◆ Instruction
Your job is to retype all of the data word for word, leaving every image out.

◆ Dataset excerpt
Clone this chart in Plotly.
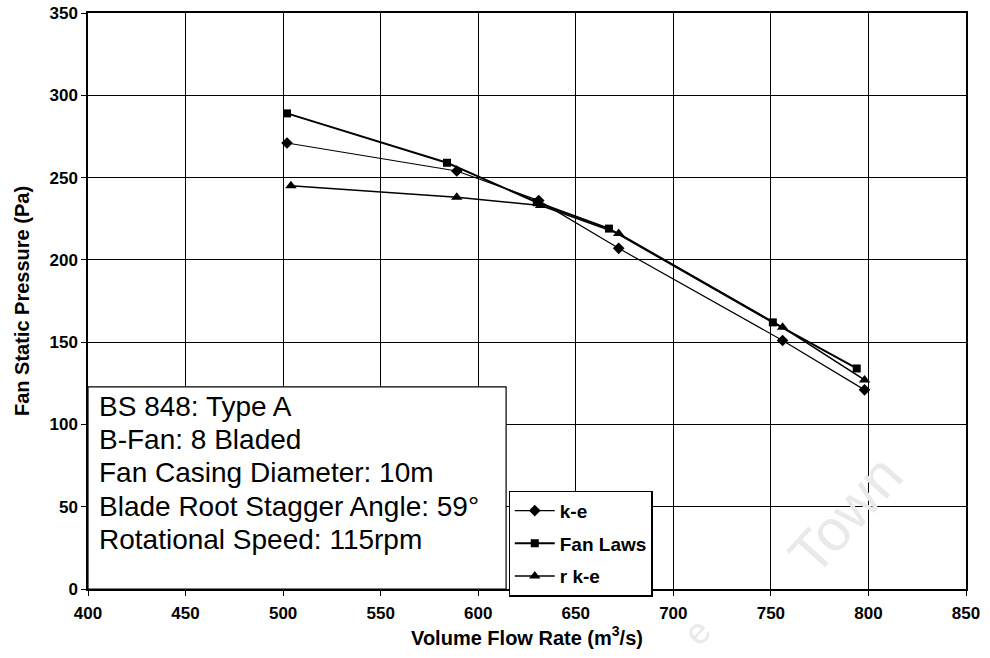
import plotly.graph_objects as go

# Volume flow rate (m^3/s) and fan static pressure (Pa) for each model
ke_flow = [502, 589, 631, 672, 756, 798]
ke_pressure = [271, 254, 236, 207, 151, 121]

fanlaws_flow = [502, 584, 630, 667, 751, 794]
fanlaws_pressure = [289, 259, 235, 219, 162, 134]

rke_flow = [504, 589, 632, 672, 756, 798]
rke_pressure = [245, 238, 233, 216, 159, 127]

x_ticks = [400, 450, 500, 550, 600, 650, 700, 750, 800, 850]
y_ticks = [0, 50, 100, 150, 200, 250, 300, 350]

info_lines = [
    "BS 848: Type A",
    "B-Fan: 8 Bladed",
    "Fan Casing Diameter: 10m",
    "Blade Root Stagger Angle: 59°",
    "Rotational Speed: 115rpm",
]

TICK_FONT = dict(family="Liberation Sans", size=17, color="black", weight="bold")
TITLE_FONT = dict(family="Liberation Sans", size=20, color="black", weight="bold")

fig = go.Figure()

fig.add_trace(go.Scatter(
    x=ke_flow, y=ke_pressure, name="k-e", mode="lines+markers",
    line=dict(color="black", width=1.2),
    marker=dict(symbol="diamond", size=9, color="black"),
    legendgroup="a",
))
fig.add_trace(go.Scatter(
    x=fanlaws_flow, y=fanlaws_pressure, name="Fan Laws", mode="lines+markers",
    line=dict(color="black", width=2),
    marker=dict(symbol="square", size=8, color="black"),
    legendgroup="b",
))
fig.add_trace(go.Scatter(
    x=rke_flow, y=rke_pressure, name="r k-e", mode="lines+markers",
    line=dict(color="black", width=1.5),
    marker=dict(symbol="triangle-up", size=10, color="black"),
    legendgroup="c",
))

# Faint background watermark
fig.add_annotation(
    text="Town", xref="paper", yref="paper", x=0.862, y=0.13,
    xanchor="center", yanchor="middle",
    showarrow=False, textangle=-48,
    font=dict(family="Liberation Sans", size=58, color="#e9e9e9"),
)
fig.add_annotation(
    text="e", xref="paper", yref="paper", x=0.694, y=-0.074,
    xanchor="center", yanchor="middle",
    showarrow=False, textangle=-48,
    font=dict(family="Liberation Sans", size=36, color="#e9e9e9"),
)

# White information panel in the lower-left corner of the plot area
fig.add_shape(
    type="rect", xref="paper", yref="paper",
    x0=0, x1=0.4762, y0=0, y1=0.3508,
    fillcolor="white", line=dict(color="black", width=1.2), layer="above",
)
line_y = [0.3165, 0.2590, 0.2015, 0.1440, 0.0865]
for text, yy in zip(info_lines, line_y):
    fig.add_annotation(
        text=text, xref="paper", yref="paper", x=0.0102, y=yy,
        xanchor="left", yanchor="middle", showarrow=False,
        font=dict(family="Liberation Sans", size=28, color="black"),
    )

axis_common = dict(
    showline=True, linecolor="black", linewidth=1.5, mirror=True,
    showgrid=True, gridcolor="black", gridwidth=1.2,
    ticks="outside", ticklen=5, tickcolor="black", tickwidth=1.2,
    tickfont=TICK_FONT, zeroline=False, automargin=False,
)

fig.update_layout(
    width=990, height=658,
    margin=dict(l=88, r=24, t=13, b=69),
    paper_bgcolor="white", plot_bgcolor="white",
    xaxis=dict(range=[400, 850], tickvals=x_ticks, ticklabelstandoff=3,
               title=dict(text="Volume Flow Rate (m<sup>3</sup>/s)", font=TITLE_FONT, standoff=8),
               **axis_common),
    yaxis=dict(range=[0, 350], tickvals=y_ticks,
               title=dict(text="Fan Static Pressure (Pa)", font=TITLE_FONT, standoff=14),
               **axis_common),
    legend=dict(
        x=0.479, y=0.171, xanchor="left", yanchor="top",
        bgcolor="white", bordercolor="black", borderwidth=1.2,
        font=dict(family="Liberation Sans", size=19, color="black", weight="bold"),
        tracegroupgap=5, itemwidth=40,
    ),
    showlegend=True,
)

fig.write_html("out.html")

◆ Task result
Clone this chart in Plotly.
import plotly.graph_objects as go

# Volume flow rate (m^3/s) and fan static pressure (Pa) for each model
ke_flow = [502, 589, 631, 672, 756, 798]
ke_pressure = [271, 254, 236, 207, 151, 121]

fanlaws_flow = [502, 584, 630, 667, 751, 794]
fanlaws_pressure = [289, 259, 235, 219, 162, 134]

rke_flow = [504, 589, 632, 672, 756, 798]
rke_pressure = [245, 238, 233, 216, 159, 127]

x_ticks = [400, 450, 500, 550, 600, 650, 700, 750, 800, 850]
y_ticks = [0, 50, 100, 150, 200, 250, 300, 350]

info_lines = [
    "BS 848: Type A",
    "B-Fan: 8 Bladed",
    "Fan Casing Diameter: 10m",
    "Blade Root Stagger Angle: 59°",
    "Rotational Speed: 115rpm",
]

TICK_FONT = dict(family="Liberation Sans", size=17, color="black", weight="bold")
TITLE_FONT = dict(family="Liberation Sans", size=20, color="black", weight="bold")

fig = go.Figure()

fig.add_trace(go.Scatter(
    x=ke_flow, y=ke_pressure, name="k-e", mode="lines+markers",
    line=dict(color="black", width=1.2),
    marker=dict(symbol="diamond", size=9, color="black"),
    legendgroup="a",
))
fig.add_trace(go.Scatter(
    x=fanlaws_flow, y=fanlaws_pressure, name="Fan Laws", mode="lines+markers",
    line=dict(color="black", width=2),
    marker=dict(symbol="square", size=8, color="black"),
    legendgroup="b",
))
fig.add_trace(go.Scatter(
    x=rke_flow, y=rke_pressure, name="r k-e", mode="lines+markers",
    line=dict(color="black", width=1.5),
    marker=dict(symbol="triangle-up", size=10, color="black"),
    legendgroup="c",
))

# Faint background watermark
fig.add_annotation(
    text="Town", xref="paper", yref="paper", x=0.862, y=0.13,
    xanchor="center", yanchor="middle",
    showarrow=False, textangle=-48,
    font=dict(family="Liberation Sans", size=58, color="#e9e9e9"),
)
fig.add_annotation(
    text="e", xref="paper", yref="paper", x=0.694, y=-0.074,
    xanchor="center", yanchor="middle",
    showarrow=False, textangle=-48,
    font=dict(family="Liberation Sans", size=36, color="#e9e9e9"),
)

# White information panel in the lower-left corner of the plot area
fig.add_shape(
    type="rect", xref="paper", yref="paper",
    x0=0, x1=0.4762, y0=0, y1=0.3508,
    fillcolor="white", line=dict(color="black", width=1.2), layer="above",
)
line_y = [0.3165, 0.2590, 0.2015, 0.1440, 0.0865]
for text, yy in zip(info_lines, line_y):
    fig.add_annotation(
        text=text, xref="paper", yref="paper", x=0.0102, y=yy,
        xanchor="left", yanchor="middle", showarrow=False,
        font=dict(family="Liberation Sans", size=28, color="black"),
    )

axis_common = dict(
    showline=True, linecolor="black", linewidth=1.5, mirror=True,
    showgrid=True, gridcolor="black", gridwidth=1.2,
    ticks="outside", ticklen=5, tickcolor="black", tickwidth=1.2,
    tickfont=TICK_FONT, zeroline=False, automargin=False,
)

fig.update_layout(
    width=990, height=658,
    margin=dict(l=88, r=24, t=13, b=69),
    paper_bgcolor="white", plot_bgcolor="white",
    xaxis=dict(range=[400, 850], tickvals=x_ticks, ticklabelstandoff=3,
               title=dict(text="Volume Flow Rate (m<sup>3</sup>/s)", font=TITLE_FONT, standoff=8),
               **axis_common),
    yaxis=dict(range=[0, 350], tickvals=y_ticks,
               title=dict(text="Fan Static Pressure (Pa)", font=TITLE_FONT, standoff=14),
               **axis_common),
    legend=dict(
        x=0.479, y=0.171, xanchor="left", yanchor="top",
        bgcolor="white", bordercolor="black", borderwidth=1.2,
        font=dict(family="Liberation Sans", size=19, color="black", weight="bold"),
        tracegroupgap=5, itemwidth=40,
    ),
    showlegend=True,
)

fig.write_html("out.html")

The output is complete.